The traditional narrative centers around the idea that inflation suppresses stock price multiples. The chart below shows the inverse relationship that has usually prevailed between inflation and the broad-market price/earnings ratio. Businesses experience inflation in their input costs, which squeezes profits, and lends support to this narrative. As inflation rises, interest rates also rise, drawing money away from stocks and into short-duration fixed income, while simultaneously raising borrowing costs for businesses. Rising inflation also reduces consumer confidence, suppressing investor appetites for relatively risky investments such as stocks.
Figure 1
Recent events have challenged this principle, begging the questions of how it arose in the first place and whether inflation really is bad for stocks in today’s world. The narrative originally gained prominence in the 1970s, a time when inflation in the United States was persistently high and stocks suffered (see Figure 2 below); however, several other factors impacted the economy, inflation, and markets during that period.
- The period began with the United States’ retreat from Vietnam, which caused the wind down of associated expenditures that were primarily in the defense sector but would eventually ripple throughout the broader economy.
- In August 1971, President Nixon closed the gold window, upsetting financial markets. The effects of this move were further exacerbated by loose Federal Reserve policy later in the decade, which undermined faith in the value of the dollar.
- In 1973 and 1974, OPEC placed an embargo on oil exports to the countries supporting Israel — principally the US and UK — heavily impacting prices throughout the US economy and causing a severe recession.
- The five years leading up to the oil crisis had witnessed a strong bull market for US stocks, with valuations for the most-favored stocks of the day (known as the “Nifty Fifty”) reaching more than double the S&P 500 as a whole.
Figure 2
Challenges to the narrative in recent years have taken the form of domestic and foreign stock markets performing well in high-inflation environments.

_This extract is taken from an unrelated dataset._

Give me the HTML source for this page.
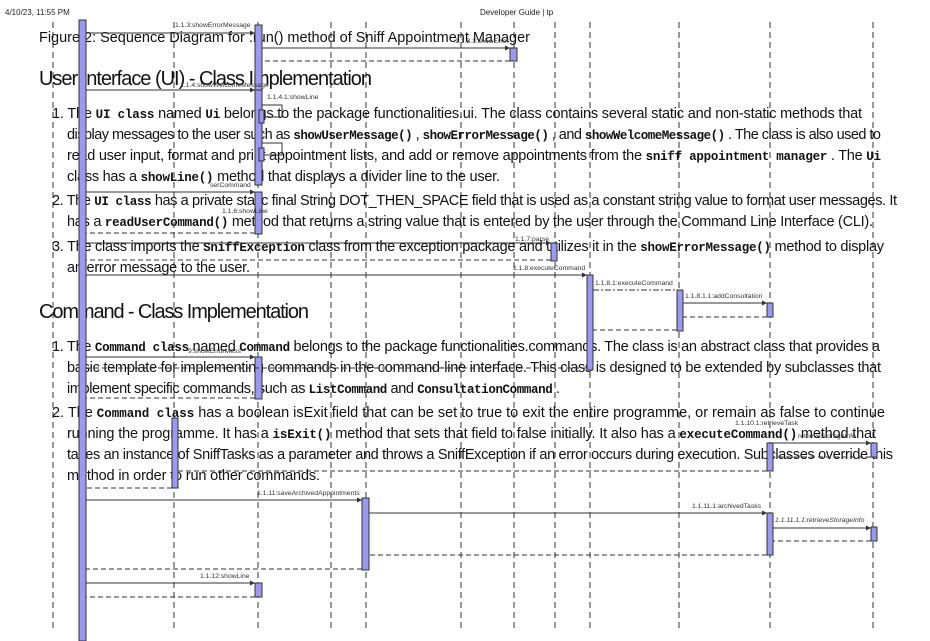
<!DOCTYPE html>
<html><head><meta charset="utf-8"><style>
html,body{margin:0;padding:0;background:#fff;}
svg{display:block}
.t{font-family:"Liberation Sans",sans-serif;fill:#111;font-size:14.5px}
.c{font-family:"Liberation Mono",monospace;font-weight:bold;font-size:12.5px}
.h{font-family:"Liberation Sans",sans-serif;fill:#111;font-size:20px}
.s{font-family:"Liberation Sans",sans-serif;fill:#333;font-size:6.8px}
.ll{stroke:#333;stroke-width:1;stroke-dasharray:6,4;fill:none}
.b{fill:#9a9af0;stroke:#333;stroke-width:1}
.a{stroke:#333;stroke-width:1;fill:none}
.r{stroke:#333;stroke-width:1;stroke-dasharray:5,3;fill:none}
</style></head><body>
<svg width="930" height="641" viewBox="0 0 930 641" xmlns="http://www.w3.org/2000/svg">
<defs><marker id="m" markerWidth="5" markerHeight="5" refX="5" refY="2.5" orient="auto"><path d="M0,0 L5,2.5 L0,5" fill="#333"/></marker></defs>
<text x="5" y="15" font-family="Liberation Sans,sans-serif" font-size="8" fill="#222">4/10/23, 11:55 PM</text>
<text x="480" y="15" font-family="Liberation Sans,sans-serif" font-size="8" fill="#222">Developer Guide | tp</text>
<g class="ll">
<line x1="53" y1="22" x2="53" y2="632"/><line x1="174" y1="22" x2="174" y2="632"/><line x1="258" y1="22" x2="258" y2="632"/>
<line x1="331" y1="22" x2="331" y2="632"/><line x1="366" y1="22" x2="366" y2="632"/><line x1="461" y1="22" x2="461" y2="632"/>
<line x1="514" y1="22" x2="514" y2="632"/><line x1="555" y1="22" x2="555" y2="632"/><line x1="590" y1="22" x2="590" y2="632"/>
<line x1="679" y1="22" x2="679" y2="632"/><line x1="770" y1="22" x2="770" y2="632"/><line x1="873" y1="22" x2="873" y2="632"/>
</g>
<text class="t" x="39" y="42" textLength="491" font-size="15">Figure 2: Sequence Diagram for .run() method of Sniff Appointment Manager</text>
<text class="h" x="39" y="85" textLength="333">User Interface (UI) - Class Implementation</text>
<text class="h" x="39" y="318" textLength="270">Command - Class Implementation</text>
<g class="t">
<text x="52" y="118" textLength="810">1. The <tspan class="c">UI class</tspan> named <tspan class="c" font-weight="normal">Ui</tspan> belongs to the package functionalities.ui. The class contains several static and non-static methods that</text>
<text x="67" y="139" textLength="814">display messages to the user such as <tspan class="c">showUserMessage()</tspan> , <tspan class="c">showErrorMessage()</tspan> , and <tspan class="c">showWelcomeMessage()</tspan> . The class is also used to</text>
<text x="67" y="160" textLength="814">read user input, format and print appointment lists, and add or remove appointments from the <tspan class="c" font-size="11">sniff appointment manager</tspan> . The <tspan class="c">Ui</tspan></text>
<text x="67" y="181" textLength="433">class has a <tspan class="c">showLine()</tspan> method that displays a divider line to the user.</text>
<text x="52" y="205" textLength="845">2. The <tspan class="c">UI class</tspan> has a private static final String DOT_THEN_SPACE field that is used as a constant string value to format user messages. It</text>
<text x="67" y="226" textLength="806">has a <tspan class="c">readUserCommand()</tspan> method that returns a string value that is entered by the user through the Command Line Interface (CLI).</text>
<text x="52" y="251" textLength="832">3. The class imports the <tspan class="c">SniffException</tspan> class from the exception package and utilizes it in the <tspan class="c">showErrorMessage()</tspan> method to display</text>
<text x="67" y="272" textLength="183">an error message to the user.</text>
<text x="52" y="351" textLength="828">1. The <tspan class="c">Command class</tspan> named <tspan class="c" font-weight="normal">Command</tspan> belongs to the package functionalities.commands. The class is an abstract class that provides a</text>
<text x="67" y="372" textLength="814">basic template for implementing commands in the command-line interface. This class is designed to be extended by subclasses that</text>
<text x="67" y="393" textLength="493">implement specific commands, such as <tspan class="c">ListCommand</tspan> and <tspan class="c">ConsultationCommand</tspan> .</text>
<text x="52" y="417" textLength="833">2. The <tspan class="c">Command class</tspan> has a boolean isExit field that can be set to true to exit the entire programme, or remain as false to continue</text>
<text x="67" y="438" textLength="809">running the programme. It has a <tspan class="c">isExit()</tspan> method that sets that field to false initially. It also has a <tspan class="c">executeCommand()</tspan> method that</text>
<text x="67" y="459" textLength="826">takes an instance of SniffTasks as a parameter and throws a SniffException if an error occurs during execution. Subclasses override this</text>
<text x="67" y="480" textLength="253">method in order to run other commands.</text>
</g>
<rect class="b" x="79" y="20" width="7" height="621"/>
<rect class="b" x="255" y="25" width="7" height="75"/>
<rect class="b" x="510" y="48" width="7" height="13"/>
<rect class="b" x="255" y="90" width="7" height="95"/>
<rect class="b" x="259" y="110" width="5" height="13"/>
<rect class="b" x="259" y="148" width="5" height="13"/>
<rect class="b" x="255" y="192" width="7" height="42"/>
<rect class="b" x="551" y="243" width="6" height="18"/>
<rect class="b" x="587" y="275" width="6" height="95"/>
<rect class="b" x="677" y="290" width="6" height="41"/>
<rect class="b" x="767" y="303" width="6" height="14"/>
<rect class="b" x="255" y="357" width="7" height="42"/>
<rect class="b" x="172" y="418" width="6" height="70"/>
<rect class="b" x="767" y="443" width="6" height="28"/>
<rect class="b" x="871" y="443" width="6" height="14"/>
<rect class="b" x="362" y="498" width="7" height="72"/>
<rect class="b" x="767" y="513" width="6" height="42"/>
<rect class="b" x="871" y="527" width="6" height="14"/>
<rect class="b" x="255" y="583" width="7" height="14"/>
<g class="a" marker-end="url(#m)">
<line x1="86" y1="33" x2="255" y2="33"/>
<line x1="262" y1="48" x2="510" y2="48"/>
<line x1="86" y1="90" x2="255" y2="90"/>
<line x1="86" y1="192" x2="255" y2="192"/>
<line x1="86" y1="243" x2="551" y2="243"/>
<line x1="86" y1="275" x2="587" y2="275"/>
<line x1="683" y1="303" x2="767" y2="303"/>
<line x1="86" y1="357" x2="255" y2="357"/>
<line x1="86" y1="500" x2="362" y2="500"/>
<line x1="369" y1="513" x2="767" y2="513"/>
<line x1="773" y1="528" x2="871" y2="528"/>
<line x1="773" y1="443" x2="871" y2="443"/>
<line x1="86" y1="583" x2="255" y2="583"/>
</g>
<path class="a" d="M262,105 H282 V117 H264"/>
<path class="a" d="M262,143 H282 V155 H264"/>
<line x1="593" y1="290" x2="677" y2="290" stroke="#333" stroke-dasharray="6,2,2,2"/>
<g class="r">
<line x1="510" y1="61" x2="262" y2="61"/>
<line x1="255" y1="233" x2="86" y2="233"/>
<line x1="551" y1="260" x2="86" y2="260"/>
<line x1="767" y1="317" x2="683" y2="317"/>
<line x1="677" y1="330" x2="593" y2="330"/>
<line x1="587" y1="368" x2="86" y2="368"/>
<line x1="255" y1="398" x2="86" y2="398"/>
<line x1="871" y1="457" x2="773" y2="457"/>
<line x1="767" y1="471" x2="178" y2="471"/>
<line x1="172" y1="488" x2="86" y2="488"/>
<line x1="871" y1="541" x2="773" y2="541"/>
<line x1="767" y1="555" x2="369" y2="555"/>
<line x1="362" y1="569" x2="86" y2="569"/>
<line x1="255" y1="597" x2="86" y2="597"/>
</g>
<g class="s">
<text x="175" y="27">1.1.3:showErrorMessage</text>
<text x="455" y="43">1.1.3.1:showError</text>
<text x="180" y="87">1.1.4:showWelcomeMessage</text>
<text x="267" y="99">1.1.4.1:showLine</text>
<text x="210" y="187">serCommand</text>
<text x="222" y="213">1.1.6:showLine</text>
<text x="515" y="241">1.1.7:parse</text>
<text x="513" y="270">1.1.8:executeCommand</text>
<text x="595" y="285">1.1.8.1:executeCommand</text>
<text x="685" y="298">1.1.8.1.1:addConsultation</text>
<text x="188" y="353">9:showErrorMess</text>
<text x="735" y="425">1.1.10.1:retrieveTask</text>
<text x="798" y="438">retrieveStorageInfo</text>
<text x="257" y="495">1.1.11:saveArchivedAppointments</text>
<text x="692" y="508">1.1.11.1:archivedTasks</text>
<text x="775" y="522" font-style="italic">1.1.11.1.1:retrieveStorageInfo</text>
<text x="200" y="578">1.1.12:showLine</text>
</g>
</svg>
</body></html>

- Turkey provides the first example (see Figure 3 below). Despite inflation rates between 40% and 75% for most of this decade, its stock market has performed impressively and has solidly exceeded the country’s inflation rate.
- Iran appears to have experienced the same phenomenon as Turkey. Data from Iran has been highly questionable due to concerns of government manipulation, but our recent report on Middle Eastern stock markets provides some details on how its market has posted its impressive performance.
- While nowhere near the extreme levels of Turkey and Iran, this decade has witnessed the highest level of inflation in the US since the early 1980s. Despite this, since the beginning of 2020, the S&P 500 has risen 81%, while the CPI during that same period has risen only 23% (see Figure 4).
Figure 3
Figure 4
Any number of factors could explain the disparity between the 1970s scenario and these recent examples; however, we are confident that several changes over the last 40 years have likely played a role. Stock market participation has become far more accessible, inexpensive, rapid, and liquid than ever before. A few examples of these changes include:
- Since the 1970s, transaction costs have plummeted. Before 1975, commissions on stock trades were fixed by law at levels that often resulted in fees of hundreds of dollars. By using progressive steps over the decades, commissions today are essentially zero.
- Fifty years ago, settlement time, meaning the number of days from the order to purchase or sell shares until the payment and securities actually change hands, was five days (referred to as “T+5”). Gradually, as trading technology has improved, security regulations began requiring shorter settlement times to the point that, in 2024, the standard became T+1, and there is talk that it may eventually get to T+0.
- Previously, stocks were quoted, bought, and sold in increments of 1/8 of a share. That means the smallest amount a price could change was 12.5 cents. This had a negative effect on trading volumes and liquidity. Starting in the late 1990s, computerizing the process led to decimalization of quotes and trading, which increased liquidity and made the entire process of buying and selling easier.
- Internet technology may have done more than anything to make participation in the stock market easy, accessible, and affordable to virtually the entire adult population. Stock trades used to require relatively exclusive brokerage accounts and telephone communication between broker and client. Now, we trade via cellphone.
- Index ETFs, which did not exist decades ago but are now as broadly available and investable as stocks themselves, give individual investors with modest amounts of money the ability to own broad baskets of stocks and achieve diversification as never before.
Taken together, these regulatory and technological changes have made access to and participation in the stock market almost as easy as using a common bank account.
Does ease of use change or broaden the reasons why people might choose to invest in stocks? Traditionally, we have always associated stocks with long-term investing for the accumulation of wealth. Meanwhile, we have associated other investments, such as Treasury securities, with the preservation of wealth and protection against inflation. Might that be changing? Might the improved liquidity, cost, and accessibility of the stock market, combined with the ability to easily diversify and reduce risk, inspire investors to use stocks as a store of value and an inflation hedge? We have seen evidence of this in certain foreign markets, and we recognize the possibility that this could happen in the US as well. We see this as one more potential reason why stocks might perform better than expected, even in an inflationary environment.